I feel so blessed that I got to meet Tanzanian locals that are so proud of their culture and the country they live in, and that is something we as humans can easily take for granted. We left Springlands multiple times as we ventured off to different destinations. Each time we were gone I couldn’t help but miss the staff back at the hotel that felt like home on the other side of the world. Coming back to the staff was always super exciting, as they would greet us with those incredible smiles and loving hugs. This meant that saying goodbye to Springlands Hotel was extremely difficult, however, I know how lucky I was to have the opportunity to embrace myself in African culture in the most humbling and exceptional way possible.

I’m forever thankful for everything they taught me about Tanzania and life’s important moments.

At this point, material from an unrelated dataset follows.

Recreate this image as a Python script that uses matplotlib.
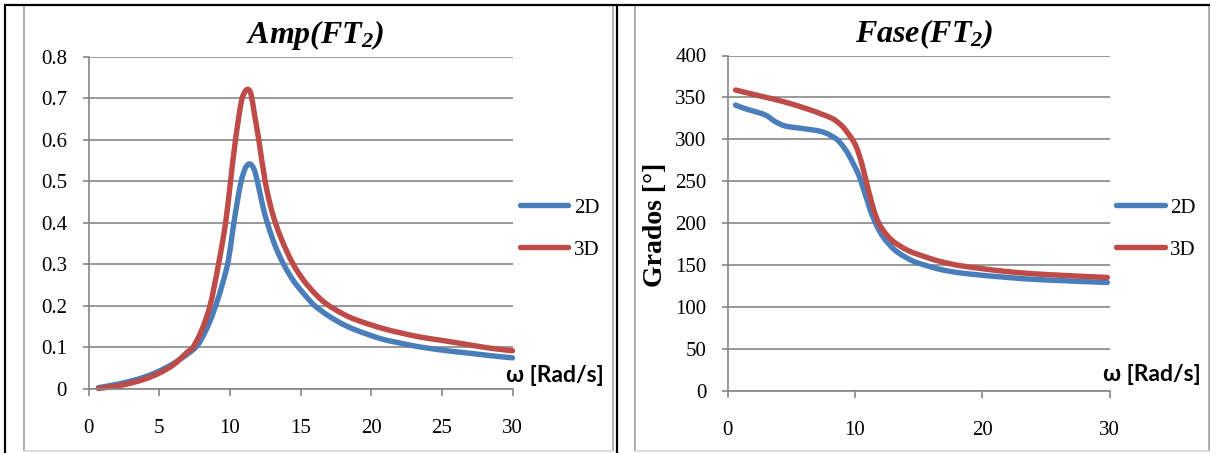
import matplotlib
matplotlib.use('Agg')
import matplotlib.pyplot as plt
from matplotlib.lines import Line2D
from matplotlib.path import Path
from matplotlib.patches import PathPatch

# ---------------- data ----------------
amp_x_2d = [0.7, 2, 3, 4, 5, 6, 7, 7.6, 8, 8.5, 9.0, 9.5, 9.9, 10.2, 10.5, 10.8,
            11.1, 11.4, 11.7, 11.95, 12.3, 12.65, 13.2, 13.8, 14.5, 15.2, 16.0,
            17, 18, 19, 20.7, 22, 23.5, 25.4, 27, 28.5, 30]
amp_y_2d = [0.002, 0.010, 0.018, 0.028, 0.042, 0.060, 0.083, 0.100, 0.120, 0.155,
            0.200, 0.255, 0.310, 0.380, 0.445, 0.500, 0.532, 0.542, 0.530, 0.500,
            0.445, 0.400, 0.345, 0.300, 0.260, 0.230, 0.200, 0.175, 0.155, 0.140,
            0.120, 0.110, 0.100, 0.091, 0.085, 0.079, 0.074]

amp_x_3d = [0.7, 2, 3, 4, 5, 6, 7, 7.4, 8, 8.6, 9.2, 9.7, 10.05, 10.4, 10.8, 11.05,
            11.28, 11.5, 11.75, 12.05, 12.5, 13.0, 13.6, 14.4, 15.2, 16.0, 16.8,
            18, 19, 20.7, 22, 23.5, 25.4, 27, 28.5, 30]
amp_y_3d = [0.000, 0.006, 0.013, 0.023, 0.037, 0.057, 0.088, 0.100, 0.140, 0.200,
            0.300, 0.400, 0.500, 0.600, 0.690, 0.715, 0.722, 0.710, 0.660, 0.600,
            0.500, 0.425, 0.365, 0.305, 0.262, 0.230, 0.205, 0.180, 0.165, 0.146,
            0.135, 0.124, 0.114, 0.105, 0.097, 0.091]

fase_x_2d = [0.63, 1.3, 1.94, 2.98, 3.77, 4.56, 5.87, 7.44, 8.48, 9.0, 9.53, 10.31,
             10.84, 11.37, 12.15, 13.2, 14.5, 15.55, 16.73, 18.5, 21.97, 25, 29.83]
fase_y_2d = [340.8, 337.0, 334.0, 328.9, 320.9, 315.7, 312.9, 308.9, 301.0, 293.0,
             281.0, 257.0, 233.0, 209.0, 185.0, 167.0, 155.0, 149.5, 144.5, 140.0,
             135.0, 132.0, 129.0]

fase_x_3d = [0.63, 2.46, 4.42, 6.39, 7.3, 8.22, 8.8, 9.27, 10.05, 10.58, 11.1, 11.63,
             12.15, 12.94, 14.2, 15.55, 16.73, 18.5, 21.97, 25, 29.83]
fase_y_3d = [358.8, 352.0, 344.8, 335.6, 330.5, 324.9, 318.5, 311.0, 293.0, 269.0,
             237.0, 209.0, 193.0, 179.0, 167.0, 159.5, 154.0, 148.5, 142.0, 138.5,
             135.0]

series_labels = ['2D', '3D']
amp_yticks = [0, 0.1, 0.2, 0.3, 0.4, 0.5, 0.6, 0.7, 0.8]
amp_xticks = [0, 5, 10, 15, 20, 25, 30]
fase_yticks = [0, 50, 100, 150, 200, 250, 300, 350, 400]
fase_xticks = [0, 10, 20, 30]

# ---------------- style ----------------
plt.rcParams['mathtext.fontset'] = 'custom'
plt.rcParams['mathtext.rm'] = 'Liberation Serif:bold:italic'
plt.rcParams['mathtext.it'] = 'Liberation Serif:bold:italic'
plt.rcParams['mathtext.bf'] = 'Liberation Serif:bold:italic'

BLUE = '#4A7EBB'
RED = '#BE4B48'
GRID = '#868686'
SERIF = 'Liberation Serif'
LW = 3.9

W, H = 1211, 453
fig = plt.figure(figsize=(W / 100, H / 100), dpi=100)
fig.patch.set_facecolor('white')


def px_rect(l, r, b, t):
    return [l / W, (H - b) / H, (r - l) / W, (b - t) / H]


def fig_line(xs, ys, color, lw_px):
    fig.add_artist(Line2D([x / W for x in xs], [(H - y) / H for y in ys],
                          transform=fig.transFigure, color=color,
                          linewidth=lw_px * 0.72, solid_capstyle='butt'))


def smooth_curve(ax, xs, ys, color):
    """Excel-style smoothed line: cubic Bezier segments through the points."""
    n = len(xs)
    verts = [(xs[0], ys[0])]
    codes = [Path.MOVETO]
    for i in range(n - 1):
        x0, y0 = (xs[i - 1], ys[i - 1]) if i > 0 else (xs[i], ys[i])
        x1, y1 = xs[i], ys[i]
        x2, y2 = xs[i + 1], ys[i + 1]
        x3, y3 = (xs[i + 2], ys[i + 2]) if i + 2 < n else (x2, y2)
        c1 = (x1 + (x2 - x0) / 6.0, y1 + (y2 - y0) / 6.0)
        c2 = (x2 - (x3 - x1) / 6.0, y2 - (y3 - y1) / 6.0)
        verts += [c1, c2, (x2, y2)]
        codes += [Path.CURVE4] * 3
    patch = PathPatch(Path(verts, codes), fill=False, edgecolor=color,
                      linewidth=LW, capstyle='round', joinstyle='round',
                      clip_on=False, transform=ax.transData)
    ax.add_patch(patch)


# chart frames (gray) and table borders (black)
fig_line([23.5, 23.5], [5, 451], '#9c9c9c', 1.6)
fig_line([613, 613], [5, 451], '#9c9c9c', 1.6)
fig_line([23.5, 613], [451, 451], '#d4d4d4', 1.6)
fig_line([634.5, 634.5], [5, 451], '#9c9c9c', 1.6)
fig_line([1209, 1209], [5, 451], '#9c9c9c', 1.6)
fig_line([634.5, 1209], [451, 451], '#d4d4d4', 1.6)
fig_line([3.5, 1210], [4.5, 4.5], 'black', 2.2)
fig_line([4.5, 4.5], [3.5, 453], 'black', 2.2)
fig_line([617, 617], [3.5, 453], 'black', 2.2)


def style_axes(ax, xticks, yticks, ylim, ypad, xpad):
    ax.set_xlim(0, 30)
    ax.set_ylim(*ylim)
    ax.set_xticks(xticks)
    ax.set_yticks(yticks)
    ax.set_xticklabels([str(t) for t in xticks])
    ax.set_yticklabels([('%g' % t) for t in yticks])
    for s in ('top', 'right'):
        ax.spines[s].set_visible(False)
    for s in ('left', 'bottom'):
        ax.spines[s].set_color(GRID)
        ax.spines[s].set_linewidth(1.2)
    ax.yaxis.grid(True, color=GRID, linewidth=1.2)
    ax.xaxis.grid(False)
    ax.set_axisbelow(True)
    ax.tick_params(axis='y', direction='out', length=4, width=1.2, color=GRID,
                   labelsize=15, pad=ypad)
    ax.tick_params(axis='x', direction='out', length=5, width=1.2, color=GRID,
                   labelsize=15, pad=xpad)
    for lab in ax.get_xticklabels() + ax.get_yticklabels():
        lab.set_fontfamily(SERIF)
    ax.patch.set_alpha(0)


def legend_handles():
    return [Line2D([], [], color=c, lw=LW, solid_capstyle='round')
            for c in (BLUE, RED)]


LEG = dict(frameon=False, borderpad=0, borderaxespad=0, handlelength=2.35,
           handletextpad=0.25, labelspacing=1.08,
           prop={'family': SERIF, 'size': 15})

# ---------------- left: amplitude ----------------
ax1 = fig.add_axes(px_rect(88.5, 512.5, 388.5, 57))
style_axes(ax1, amp_xticks, amp_yticks, (0, 0.8), 11.5, 17)
smooth_curve(ax1, amp_x_2d, amp_y_2d, BLUE)
smooth_curve(ax1, amp_x_3d, amp_y_3d, RED)
fig.text(315 / W, (H - 43) / H, r'$Amp(FT_2)$', fontsize=23, ha='center',
         va='baseline')
ax1.set_xlabel('ω [Rad/s]', fontsize=16.5, fontweight='bold', family='Lato',
               ha='right', va='baseline')
ax1.xaxis.set_label_coords((603.5 - 88.5) / 424, (388.5 - 382.5) / 331.5)
ax1.legend(legend_handles(), series_labels, loc='upper left',
           bbox_to_anchor=(519.5 / W, (H - 198) / H),
           bbox_transform=fig.transFigure, **LEG)

# ---------------- right: phase ----------------
ax2 = fig.add_axes(px_rect(727.5, 1109.5, 390.5, 55.5))
style_axes(ax2, fase_xticks, fase_yticks, (0, 400), 11, 17)
smooth_curve(ax2, fase_x_2d, fase_y_2d, BLUE)
smooth_curve(ax2, fase_x_3d, fase_y_3d, RED)
fig.text(924 / W, (H - 42) / H, r'$Fase(FT_2)$', fontsize=23, ha='center',
         va='baseline')
ax2.set_xlabel('ω [Rad/s]', fontsize=16.5, fontweight='bold', family='Lato',
               ha='right', va='baseline')
ax2.xaxis.set_label_coords((1200.5 - 727.5) / 382, (390.5 - 381) / 335)
ax2.set_ylabel('Grados [°]', fontsize=20, fontweight='bold', family=SERIF,
               va='center', ha='center')
ax2.yaxis.set_label_coords((656 - 727.5) / 382, (390.5 - 225) / 335)
ax2.legend(legend_handles(), series_labels, loc='upper left',
           bbox_to_anchor=(1116 / W, (H - 198) / H),
           bbox_transform=fig.transFigure, **LEG)

fig.savefig('out.png', dpi=100)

Everywhere we were fortunate enough to explore in Tanzania was a heart filling experience, filled with contagious smiles and radiating energy from the local communities.

What would you say to someone that was nervous about travelling with yLead or exploring a unique culture?

It’s never easy overcoming the fear of travelling alone, particularly to a country as unique as Tanzania. I truly believe that having the opportunity to travel with a group of young individuals is a risk worth taking a chance on. I always felt safe when wandering the local streets and visiting villages because I had a group guiding me and assuring me I was comfortable. I also never would have accomplished something like Mount Kilimanjaro without the best support system I could have asked for.

Tanzania is an incredible place. The culture is something I have never witnessed before, and I will never take for granted how lucky I am to have been welcomed into their home with such open arms. Making a decision to travel with people from all around Australia can seem daunting at first, however travelling with yLead is an experience I wish to do all over again. Their remarkable way of connecting humans in the present moment through a shared experience has given me friendships and life lessons I know I will have for many years to come.